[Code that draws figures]
******

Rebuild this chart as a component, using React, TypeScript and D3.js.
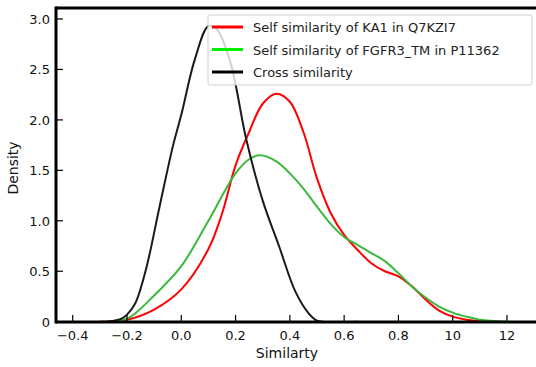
import React, { useEffect, useRef } from "react";
import * as d3 from "d3";

const kaSim = [-0.3, -0.2, -0.1, 0.0, 0.1, 0.15, 0.2, 0.25, 0.3, 0.35, 0.4, 0.45, 0.5, 0.55, 0.6, 0.65, 0.7, 0.75, 0.8, 0.85, 0.9, 0.95, 1.0, 1.05, 1.1, 1.18];
const kaDensity = [0.0, 0.02, 0.12, 0.32, 0.72, 1.07, 1.55, 1.88, 2.16, 2.26, 2.18, 1.88, 1.42, 1.08, 0.86, 0.71, 0.58, 0.5, 0.45, 0.35, 0.22, 0.11, 0.05, 0.02, 0.005, 0.0];

const fgSim = [-0.3, -0.2, -0.1, 0.0, 0.1, 0.2, 0.25, 0.29, 0.35, 0.4, 0.45, 0.5, 0.55, 0.6, 0.65, 0.7, 0.75, 0.8, 0.85, 0.9, 0.95, 1.0, 1.05, 1.1, 1.2];
const fgDensity = [0.0, 0.03, 0.26, 0.55, 1.0, 1.47, 1.61, 1.65, 1.59, 1.47, 1.32, 1.14, 0.97, 0.84, 0.76, 0.68, 0.6, 0.48, 0.35, 0.24, 0.15, 0.09, 0.05, 0.02, 0.0];

const crossSim = [-0.27, -0.22, -0.2, -0.17, -0.13, -0.08, -0.03, 0.0, 0.05, 0.1, 0.13, 0.18, 0.24, 0.3, 0.36, 0.42, 0.47, 0.5, 0.52, 0.65];
const crossDensity = [0.0, 0.03, 0.07, 0.18, 0.52, 1.14, 1.75, 2.05, 2.6, 2.93, 2.9, 2.58, 1.8, 1.2, 0.75, 0.3, 0.08, 0.01, 0.0, 0.0];

const xTicks = [-0.4, -0.2, 0.0, 0.2, 0.4, 0.6, 0.8, 1.0, 1.2];
const xTickLabels = ["\u22120.4", "\u22120.2", "0.0", "0.2", "0.4", "0.6", "0.8", "10", "12"];
const yTicks = [0, 0.5, 1.0, 1.5, 2.0, 2.5, 3.0];
const yTickLabels = ["0", "0.5", "1.0", "1.5", "2.0", "2.5", "3.0"];

const legendLabels = ["Self similarity of KA1 in Q7KZI7", "Self similarity of FGFR3_TM in P11362", "Cross similarity"];

const App = () => {
  const ref = useRef<SVGSVGElement>(null);

  useEffect(() => {
    const width = 536;
    const height = 367;
    const left = 56;
    const top = 8;
    const bottom = 322;

    const svg = d3.select(ref.current).attr("width", width).attr("height", height);
    svg.selectAll("*").remove();

    const x = d3.scaleLinear().domain([-0.4, 1.2]).range([72.7, 507]);
    const y = d3.scaleLinear().domain([0, 3]).range([321.7, 19]);

    const font = "'DejaVu Sans', Verdana, sans-serif";

    const series = [
      { xs: kaSim, ys: kaDensity, color: "#ff0000", legend: "#ff0000" },
      { xs: fgSim, ys: fgDensity, color: "#3cb83c", legend: "#00ee00" },
      { xs: crossSim, ys: crossDensity, color: "#1a1a1a", legend: "#000000" },
    ];

    const line = d3
      .line<[number, number]>()
      .x((d) => x(d[0]))
      .y((d) => Math.min(y(d[1]), y(0)))
      .curve(d3.curveCatmullRom.alpha(0.5));

    const plot = svg.append("g");
    series.forEach((s) => {
      const pts = s.xs.map((v, i) => [v, s.ys[i]] as [number, number]);
      plot
        .append("path")
        .attr("d", line(pts))
        .attr("fill", "none")
        .attr("stroke", s.color)
        .attr("stroke-width", 2);
    });

    // spines
    const spines = svg.append("g").attr("stroke", "#000").attr("stroke-width", 3);
    spines.append("line").attr("x1", left).attr("x2", width).attr("y1", top).attr("y2", top);
    spines.append("line").attr("x1", left).attr("x2", width).attr("y1", bottom).attr("y2", bottom);
    spines.append("line").attr("x1", left).attr("x2", left).attr("y1", top - 1.5).attr("y2", bottom + 1.5);

    // x ticks (inward)
    const xAxis = svg.append("g");
    xTicks.forEach((t, i) => {
      xAxis
        .append("line")
        .attr("x1", x(t))
        .attr("x2", x(t))
        .attr("y1", bottom)
        .attr("y2", bottom - 7)
        .attr("stroke", "#000")
        .attr("stroke-width", 1.2);
      xAxis
        .append("text")
        .attr("x", x(t))
        .attr("y", 340)
        .attr("text-anchor", "middle")
        .style("font-family", font)
        .style("font-size", "13px")
        .attr("fill", "#111")
        .text(xTickLabels[i]);
    });

    const yAxis = svg.append("g");
    yTicks.forEach((t, i) => {
      yAxis
        .append("line")
        .attr("x1", left)
        .attr("x2", left + 7)
        .attr("y1", y(t))
        .attr("y2", y(t))
        .attr("stroke", "#000")
        .attr("stroke-width", 1.2);
      yAxis
        .append("text")
        .attr("x", 50)
        .attr("y", y(t) + 5)
        .attr("text-anchor", "end")
        .style("font-family", font)
        .style("font-size", "13px")
        .attr("fill", "#111")
        .text(yTickLabels[i]);
    });

    svg
      .append("text")
      .attr("x", 287)
      .attr("y", 358)
      .attr("text-anchor", "middle")
      .style("font-family", font)
      .style("font-size", "14px")
      .attr("fill", "#111")
      .text("Similarty");

    svg
      .append("text")
      .attr("transform", "translate(18,168) rotate(-90)")
      .attr("text-anchor", "middle")
      .style("font-family", font)
      .style("font-size", "14px")
      .attr("fill", "#111")
      .text("Density");

    // legend
    const legend = svg.append("g");
    legend
      .append("rect")
      .attr("x", 208)
      .attr("y", 15)
      .attr("width", 324)
      .attr("height", 70)
      .attr("rx", 2)
      .attr("fill", "#fff")
      .attr("fill-opacity", 0.8)
      .attr("stroke", "#d0d0d0")
      .attr("stroke-width", 1);
    series.forEach((s, i) => {
      const ly = 27 + i * 22.5;
      legend
        .append("line")
        .attr("x1", 212)
        .attr("x2", 243)
        .attr("y1", ly)
        .attr("y2", ly)
        .attr("stroke", s.legend)
        .attr("stroke-width", 3);
      legend
        .append("text")
        .attr("x", 253)
        .attr("y", ly + 5)
        .style("font-family", font)
        .style("font-size", "13px")
        .attr("fill", "#222")
        .text(legendLabels[i]);
    });
  }, []);

  return <svg ref={ref} style={{ position: "absolute", left: 0, top: 0 }} />;
};

export default App;
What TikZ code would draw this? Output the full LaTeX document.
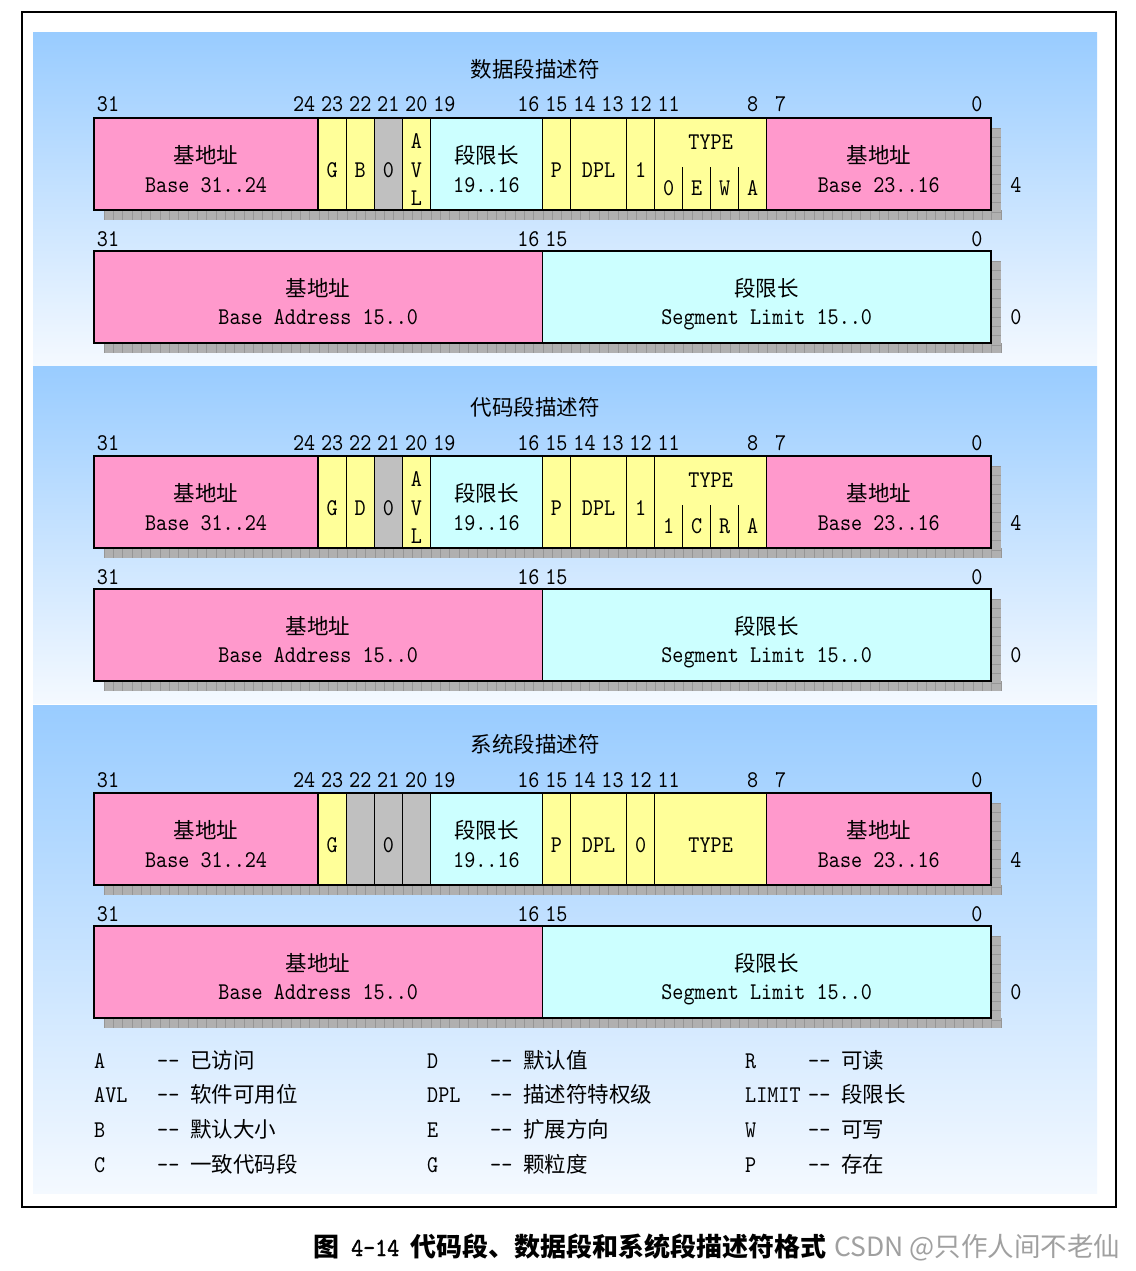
\documentclass[tikz,border=0pt]{standalone}
\usepackage{fontspec}
\usepackage{tikz}
\usetikzlibrary{positioning,calc}

\newfontfamily\cjkfnt{Noto Sans CJK SC}
\newfontfamily\monofnt{lmmono10-regular.otf}[FakeStretch=0.88]
\newfontfamily\monobf{lmmono10-regular.otf}[FakeStretch=0.88,FakeBold=1.5]
\newcommand\txtmono{\monofnt\fontsize{24}{28.5}\selectfont}
\newcommand\txtcjk{\cjkfnt\fontsize{21.5}{28.5}\selectfont}
\newcommand\capcjk{\cjkfnt\bfseries\fontsize{26}{30}\selectfont}
\newcommand\capmono{\monobf\fontsize{26}{30}\selectfont}
\newcommand\wmfont{\cjkfnt\fontsize{26.5}{30}\selectfont}
\newcommand\bitw{28.03}

\definecolor{pinkf}{RGB}{255,153,204}
\definecolor{yellowf}{RGB}{255,255,153}
\definecolor{cyanf}{RGB}{204,255,255}
\definecolor{grayf}{RGB}{192,192,192}
\definecolor{paneltop}{RGB}{153,204,255}
\definecolor{panelbot}{RGB}{244,249,255}
\definecolor{hatchfill}{RGB}{176,176,176}
\definecolor{hatchline}{RGB}{150,150,150}
\definecolor{wmgray}{RGB}{160,160,160}

\begin{document}
\begin{tikzpicture}[x=1pt, y=-1pt,
  fld/.style={draw=black, line width=1.5pt, fill=#1, minimum height=92pt,
              inner sep=0pt, outer sep=0pt, anchor=north west, font=\txtmono},
  bits/.style={minimum width={#1*\bitw*1pt}},
  onechar/.style={text height=27pt, text depth=0pt},
  cjkl/.style={font=\txtcjk, anchor=base, inner sep=0pt},
  monol/.style={font=\txtmono, anchor=base, inner sep=0pt},
  hatchbox/.style={fill=hatchfill},
  hatchln/.style={draw=hatchline, line width=0.7pt},
  panel/.style={top color=paneltop, bottom color=panelbot},
  bitno/.style={font=\txtmono, inner sep=0pt, anchor=base},
  legtxt/.style={inner sep=0pt, anchor=base west}
]

\useasboundingbox[fill=white] (0,0) rectangle (1135,1271);

% frame and panels
\draw[line width=2pt] (22,12) rectangle (1116,1207);
\shade[panel] (33,33) rectangle (1097,365);
\shade[panel] (33,366) rectangle (1097,703);
\shade[panel] (33,705) rectangle (1097,1193);

% common part of the three descriptors
\foreach \p/\B/\ttl in {d/118/数据段描述符, c/456/代码段描述符, s/793/系统段描述符} {
  \node[font=\txtcjk] (\p-ttl) at (535,\B-49) {\ttl};
  \foreach \bit in {31,24,23,22,21,20,19,16,15,14,13,12,11,8,7,0}
    \node[bitno] (\p-n\bit) at ({94+(31-\bit)*\bitw+14},\B-6) {\bit};
  \foreach \bit in {31,16,15,0}
    \node[bitno] (\p-m\bit) at ({94+(31-\bit)*\bitw+14},\B+128) {\bit};

  % shadows
  \foreach \y in {\B,\B+133} {
    \fill[hatchbox] (104,\y+10) rectangle (1001,\y+102);
    \foreach \k in {0,...,96}
      \draw[hatchln] ({104+\k*9.343},\y+92) -- ({104+\k*9.343},\y+102);
    \foreach \k in {0,...,9}
      \draw[hatchln] (991,{\y+10+\k*9.343}) -- (1001,{\y+10+\k*9.343});
  }

  % high dword
  \node[fld=pinkf, bits=8] (\p-bhi) at (94,\B) {};
  \node[cjkl] (\p-bhi-c) at ($(\p-bhi.north)+(0,45)$) {基地址};
  \node[monol] (\p-bhi-e) at ($(\p-bhi.north)+(0,74.5)$) {Base 31..24};
  \node[fld=yellowf, bits=1, onechar] (\p-g) at ({94+8*\bitw},\B) {G};
  \node[fld=grayf, bits=1, onechar] (\p-z) at ({94+10*\bitw},\B) {0};
  \node[fld=cyanf, bits=4] (\p-lhi) at ({94+12*\bitw},\B) {};
  \node[cjkl] (\p-lhi-c) at ($(\p-lhi.north)+(0,45)$) {段限长};
  \node[monol] (\p-lhi-e) at ($(\p-lhi.north)+(0,74.5)$) {19..16};
  \node[fld=yellowf, bits=1, onechar] (\p-p) at ({94+16*\bitw},\B) {P};
  \node[fld=yellowf, bits=2, onechar] (\p-dpl) at ({94+17*\bitw},\B) {DPL};
  \node[fld=pinkf, bits=8] (\p-blo) at ({94+24*\bitw},\B) {};
  \node[cjkl] (\p-blo-c) at ($(\p-blo.north)+(0,45)$) {基地址};
  \node[monol] (\p-blo-e) at ($(\p-blo.north)+(0,74.5)$) {Base 23..16};
  \node[bitno] (\p-w4) at (1016,\B+74) {4};

  % low dword
  \node[fld=pinkf, bits=16] (\p-blow) at (94,\B+133) {};
  \node[cjkl] (\p-blow-c) at ($(\p-blow.north)+(0,45)$) {基地址};
  \node[monol] (\p-blow-e) at ($(\p-blow.north)+(0,73.5)$) {Base Address 15..0};
  \node[fld=cyanf, bits=16] (\p-llow) at ({94+16*\bitw},\B+133) {};
  \node[cjkl] (\p-llow-c) at ($(\p-llow.north)+(0,45)$) {段限长};
  \node[monol] (\p-llow-e) at ($(\p-llow.north)+(0,73.5)$) {Segment Limit 15..0};
  \node[bitno] (\p-w0) at (1016,\B+206) {0};
}

% data segment
\node[fld=yellowf, bits=1, onechar] (d-b) at ({94+9*\bitw},118) {B};
\node[fld=yellowf, bits=1] (d-avl) at ({94+11*\bitw},118) {};
\foreach \l/\dy in {A/30.5, V/59.5, L/87.5}
  \node[monol] (d-avl-\l) at ($(d-avl.north)+(0,\dy)$) {\l};
\node[fld=yellowf, bits=1, onechar] (d-s) at ({94+19*\bitw},118) {1};
\node[fld=yellowf, bits=4] (d-typ) at ({94+20*\bitw},118) {};
\node[font=\txtmono] (d-tt) at ($(d-typ.north)+(0,24)$) {TYPE};
\foreach \k in {1,2,3}
  \draw[line width=1.5pt] ($(d-typ.north west)+(\k*\bitw,49)$) -- ($(d-typ.south west)+(\k*\bitw,0)$);
\foreach \l [count=\k from 0] in {0,E,W,A}
  \node[font=\txtmono] (d-t\k) at ($(d-typ.north west)+(\k*\bitw+14,70)$) {\l};

% code segment
\node[fld=yellowf, bits=1, onechar] (c-d) at ({94+9*\bitw},456) {D};
\node[fld=yellowf, bits=1] (c-avl) at ({94+11*\bitw},456) {};
\foreach \l/\dy in {A/30.5, V/59.5, L/87.5}
  \node[monol] (c-avl-\l) at ($(c-avl.north)+(0,\dy)$) {\l};
\node[fld=yellowf, bits=1, onechar] (c-s) at ({94+19*\bitw},456) {1};
\node[fld=yellowf, bits=4] (c-typ) at ({94+20*\bitw},456) {};
\node[font=\txtmono] (c-tt) at ($(c-typ.north)+(0,24)$) {TYPE};
\foreach \k in {1,2,3}
  \draw[line width=1.5pt] ($(c-typ.north west)+(\k*\bitw,49)$) -- ($(c-typ.south west)+(\k*\bitw,0)$);
\foreach \l [count=\k from 0] in {1,C,R,A}
  \node[font=\txtmono] (c-t\k) at ($(c-typ.north west)+(\k*\bitw+14,70)$) {\l};

% system segment
\node[fld=grayf, bits=1] (s-x22) at ({94+9*\bitw},793) {};
\node[fld=grayf, bits=1] (s-x20) at ({94+11*\bitw},793) {};
\node[fld=yellowf, bits=1, onechar] (s-s) at ({94+19*\bitw},793) {0};
\node[fld=yellowf, bits=4, onechar] (s-typ) at ({94+20*\bitw},793) {TYPE};

% legend
\foreach \k/\t [count=\i from 0] in {A/已访问, AVL/软件可用位, B/默认大小, C/一致代码段} {
  \node[legtxt, font=\txtmono] (la\i) at (94,{1068+\i*34.7}) {\k};
  \node[legtxt, font=\txtmono] (lad\i) at (157,{1068+\i*34.7}) {-{}-};
  \node[legtxt, font=\txtcjk] (lat\i) at (190,{1068+\i*34.7}) {\t};
}
\foreach \k/\t [count=\i from 0] in {D/默认值, DPL/描述符特权级, E/扩展方向, G/颗粒度} {
  \node[legtxt, font=\txtmono] (lb\i) at (427,{1068+\i*34.7}) {\k};
  \node[legtxt, font=\txtmono] (lbd\i) at (490,{1068+\i*34.7}) {-{}-};
  \node[legtxt, font=\txtcjk] (lbt\i) at (523,{1068+\i*34.7}) {\t};
}
\foreach \k/\t [count=\i from 0] in {R/可读, LIMIT/段限长, W/可写, P/存在} {
  \node[legtxt, font=\txtmono] (lc\i) at (745,{1068+\i*34.7}) {\k};
  \node[legtxt, font=\txtmono] (lcd\i) at (808,{1068+\i*34.7}) {-{}-};
  \node[legtxt, font=\txtcjk] (lct\i) at (841,{1068+\i*34.7}) {\t};
}

% caption
\node[legtxt] (cap) at (313,1256) {{\capcjk 图}\hspace{12pt}{\capmono 4-14}\hspace{11pt}{\capcjk 代码段、数据段和系统段描述符格式}};
\node[legtxt, text=wmgray, font=\wmfont] (wm) at (834,1256) {CSDN @只作人间不老仙};

\end{tikzpicture}
\end{document}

******

**TO DO**
Omit the pictures, then repeat exactly each line from the beginning of the listing through the line with "0.01, 0.0, 0.0];".

**WRITTEN SOLUTION**
Rebuild this chart as a component, using React, TypeScript and D3.js.
import React, { useEffect, useRef } from "react";
import * as d3 from "d3";

const kaSim = [-0.3, -0.2, -0.1, 0.0, 0.1, 0.15, 0.2, 0.25, 0.3, 0.35, 0.4, 0.45, 0.5, 0.55, 0.6, 0.65, 0.7, 0.75, 0.8, 0.85, 0.9, 0.95, 1.0, 1.05, 1.1, 1.18];
const kaDensity = [0.0, 0.02, 0.12, 0.32, 0.72, 1.07, 1.55, 1.88, 2.16, 2.26, 2.18, 1.88, 1.42, 1.08, 0.86, 0.71, 0.58, 0.5, 0.45, 0.35, 0.22, 0.11, 0.05, 0.02, 0.005, 0.0];

const fgSim = [-0.3, -0.2, -0.1, 0.0, 0.1, 0.2, 0.25, 0.29, 0.35, 0.4, 0.45, 0.5, 0.55, 0.6, 0.65, 0.7, 0.75, 0.8, 0.85, 0.9, 0.95, 1.0, 1.05, 1.1, 1.2];
const fgDensity = [0.0, 0.03, 0.26, 0.55, 1.0, 1.47, 1.61, 1.65, 1.59, 1.47, 1.32, 1.14, 0.97, 0.84, 0.76, 0.68, 0.6, 0.48, 0.35, 0.24, 0.15, 0.09, 0.05, 0.02, 0.0];

const crossSim = [-0.27, -0.22, -0.2, -0.17, -0.13, -0.08, -0.03, 0.0, 0.05, 0.1, 0.13, 0.18, 0.24, 0.3, 0.36, 0.42, 0.47, 0.5, 0.52, 0.65];
const crossDensity = [0.0, 0.03, 0.07, 0.18, 0.52, 1.14, 1.75, 2.05, 2.6, 2.93, 2.9, 2.58, 1.8, 1.2, 0.75, 0.3, 0.08, 0.01, 0.0, 0.0];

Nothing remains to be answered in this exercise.